Goal of the exercise:
Using the entries that follow, count the lines containing the word "this" and give that number by itself.

## Begin Data listing

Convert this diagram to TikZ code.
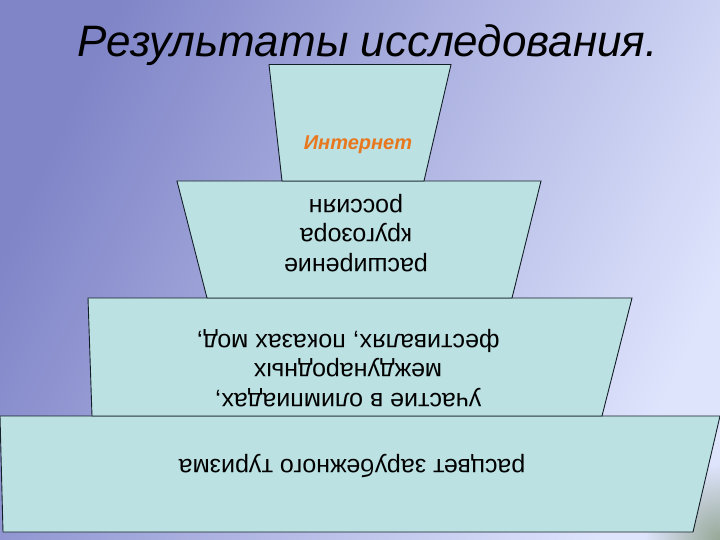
\documentclass[tikz,border=0pt]{standalone}
\usepackage{fontspec}
\setmainfont{Liberation Sans}
\usetikzlibrary{fadings}
\definecolor{bgleft}{RGB}{128,133,200}
\definecolor{bgright}{RGB}{222,228,252}
\definecolor{corner}{RGB}{150,168,150}
\definecolor{boxfill}{RGB}{187,225,227}
\definecolor{boxline}{RGB}{20,30,40}
\definecolor{orangetxt}{RGB}{232,119,30}
\tikzfading[name=cornerfade, inner color=transparent!0, outer color=transparent!100]
\tikzset{
  tier/.style={fill=boxfill, draw=boxline, line width=0.9pt, line join=miter},
  tiertext/.style={align=center, rotate=180, inner sep=0pt,
    font=\fontsize{25}{29.5}\selectfont, text=black},
  toptext/.style={inner sep=0pt, text=orangetxt,
    font=\fontsize{20}{24}\selectfont\bfseries\itshape},
  titletext/.style={anchor=base, inner sep=0pt,
    font=\fontsize{44}{50}\selectfont\itshape}
}
\begin{document}
\begin{tikzpicture}[x=1pt,y=-1pt]
\useasboundingbox (0,0) rectangle (720,540);
\shade[left color=bgleft, right color=bgright, shading angle=65] (0,0) rectangle (720,540);
\begin{scope}
\clip (0,0) rectangle (720,540);
\fill[corner, path fading=cornerfade] (720,540) circle (75);
\end{scope}
% title
\node[titletext] (title) at (367.5,57) {Результаты исследования.};
% tiers
\path[tier] (0,416) -- (720,416) -- (693,532) -- (3,532) -- cycle;
\path[tier] (88,298) -- (632,298) -- (602,416) -- (92,416) -- cycle;
\path[tier] (177,181) -- (541,181) -- (512,298) -- (207,298) -- cycle;
\path[tier] (269,64.5) -- (451,64.5) -- (424,181) -- (282,181) -- cycle;
% texts
\node[toptext] (t1) at (358,145) {Интернет};
\node[tiertext] (t2) at (356,233) {расширение\\кругозора\\россиян};
\node[tiertext] (t3) at (348,368) {участие в олимпиадах,\\международных\\фестивалях, показах мод,};
\node[tiertext] (t4) at (352,466) {расцвет зарубежного туризма};
\end{tikzpicture}
\end{document}
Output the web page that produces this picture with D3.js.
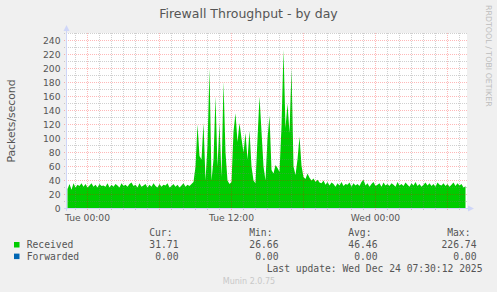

## End Data listing

Worked solution:
2